Of course the medium term inconsistency between anaemic growth and high public debt remains in Italy. But this is exactly that: a medium term issue that needs not have immediate repercussions, as the hope remains that it will be dealt with, eventually.
Austria has recently added itself to the list of possible sources of shocks and one can just hope that it will not be an outlier to the four observations mentioned above about populists not being a majority.
As for the ECB, I see no fireworks coming from it in the short run. Indeed I see that it will continue with its policies without innovating on them, carrying on its QE program until the end of the year and not moving away from its negative interest rates. However, if things develop as they are currently expected to develop, I see the ECB announcing a tapering of its purchases in September, completing it in the first half of 2018 and moving away from negative rates in the second half of that year.
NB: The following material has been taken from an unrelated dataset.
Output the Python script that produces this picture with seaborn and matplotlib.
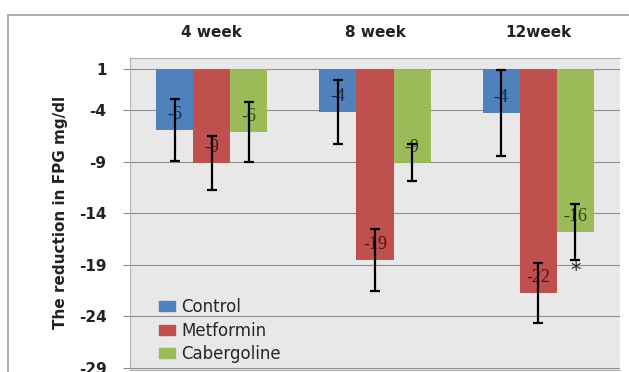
import matplotlib.pyplot as plt
import matplotlib.patches as mpatches
import numpy as np
import pandas as pd
import seaborn as sns

weeks = ["4 week", "8 week", "12week"]
groups = ["Control", "Metformin", "Cabergoline"]
control = [-5.9, -4.2, -4.3]
metformin = [-9.1, -18.5, -21.7]
cabergoline = [-6.1, -9.1, -15.8]
control_err = [3.0, 3.1, 4.2]
metformin_err = [2.6, 3.0, 2.9]
cabergoline_err = [2.9, 1.8, 2.7]
control_lbl = ["-6", "-4", "-4"]
metformin_lbl = ["-9", "-19", "-22"]
cabergoline_lbl = ["-6", "-9", "-16"]
y_ticks = [0, -4, -9, -14, -19, -24, -29]
y_ticklabels = ["1", "-4", "-9", "-14", "-19", "-24", "-29"]

colors = ["#4F81BD", "#C0504D", "#9BBB59"]
label_colors = ["#15294A", "#4A1210", "#2E4214"]

df = pd.DataFrame({
    "week": weeks * 3,
    "group": np.repeat(groups, 3),
    "value": control + metformin + cabergoline,
})

sns.set_theme(style="white")
plt.rcParams["font.family"] = ["DejaVu Sans"]

fig = plt.figure(figsize=(6.29, 3.72), dpi=100)
ax = fig.add_axes([130 / 629, 2 / 372, 490 / 629, 312 / 372])
ax.set_facecolor("#E8E8E8")

sns.barplot(data=df, x="week", y="value", hue="group", order=weeks,
            hue_order=groups, palette=colors, width=0.68, saturation=1,
            errorbar=None, linewidth=0, ax=ax, zorder=2)

errs = [control_err, metformin_err, cabergoline_err]
vals = [control, metformin, cabergoline]
lbls = [control_lbl, metformin_lbl, cabergoline_lbl]
for cont, e, v, l, lc in zip(ax.containers, errs, vals, lbls, label_colors):
    xs = [b.get_x() + b.get_width() / 2 for b in cont.patches]
    for x, val, txt in zip(xs, v, l):
        ax.text(x, val + 1.5, txt, ha="center", va="center", color=lc,
                fontsize=13, family=["Liberation Serif", "DejaVu Serif"],
                zorder=3)
    ax.errorbar(xs, v, yerr=e, fmt="none", ecolor="black", elinewidth=1.6,
                capsize=3.6, capthick=1.6, zorder=4)

# asterisk under the cabergoline 12 week bar
cab_x = ax.containers[2].patches[2]
ax.text(cab_x.get_x() + cab_x.get_width() / 2, -19.6, "*", ha="center",
        va="center", fontsize=15, color="#222222", zorder=5)

ax.set_ylim(-29.2, 1.05)
ax.set_xlim(-0.5, 2.5)
ax.set_yticks(y_ticks, y_ticklabels)
ax.yaxis.grid(True, color="#8E8E8E", lw=0.8)
ax.set_axisbelow(True)
ax.set_xlabel("")
ax.set_ylabel("")

ax.xaxis.tick_top()
ax.tick_params(axis="x", length=0, pad=13, labelsize=11)
ax.tick_params(axis="y", length=5, color="#8E8E8E", width=0.8, pad=12,
               labelsize=11, left=True)
for t in ax.get_xticklabels() + ax.get_yticklabels():
    t.set_fontweight("bold")
    t.set_color("#222222")

for s in ax.spines.values():
    s.set_color("#B0B0B0")
    s.set_linewidth(0.8)
ax.spines["right"].set_visible(False)

handles = [mpatches.Patch(facecolor=c, edgecolor=c) for c in colors]
ax.legend(handles, groups, loc="lower left", bbox_to_anchor=(0.045, 0.0),
          frameon=False, fontsize=12, handlelength=0.95, handleheight=0.55,
          handletextpad=0.4, labelspacing=0.35, borderaxespad=0)

fig.text(60 / 629, 1 - 212 / 372, "The reduction in FPG mg/dl", rotation=90,
         ha="center", va="center", fontsize=11, fontweight="bold",
         family=["Liberation Sans Narrow", "DejaVu Sans"], color="#222222")

fig.add_artist(mpatches.Rectangle((8 / 629, -0.1), 1.0, 1 - 15 / 372 + 0.1,
                                  transform=fig.transFigure, fill=False,
                                  ec="#A0A0A0", lw=1.2))

fig.savefig("out.png", dpi=100)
Of course, this could make life a bit more complicated for Italy, as there would be less support for its securities, at a time when these may be under pressure because of domestic political events. If anything, this makes the probability that Italy enters into a program somewhat higher.
The reason why the ECB could announce a change of policy towards the end of this year, to be carried out next year, is that the improvements in the economic situations will give arguments to the hawks, who will no longer accept the truce that has prevailed until now in the ECB Governing Council, whereby they accepted QE and negative rates as a necessary evil, given the distance from the 2% inflation target.
As regards Brexit, I think that developments will confirm that this is definitely economically bad for both the UK and the rest of the EU. However, looking at economic parameters, like relative economic size or trade flows, the damage is likely to be a few times larger for the UK than for the rest of the EU. The hope is that overall damage would be limited, by both designing an extended transition and by keeping, after the transition, economic relations as close as possible in the new circumstances between the UK and the EU. Both sides have a strong economic interest to reach a good agreement in this respect. Political aspects, with their unpredictability, could derail, however, the reaching of a favourable agreement. This would confirm that political developments trump (yes, this verb is deliberately used) economic ones.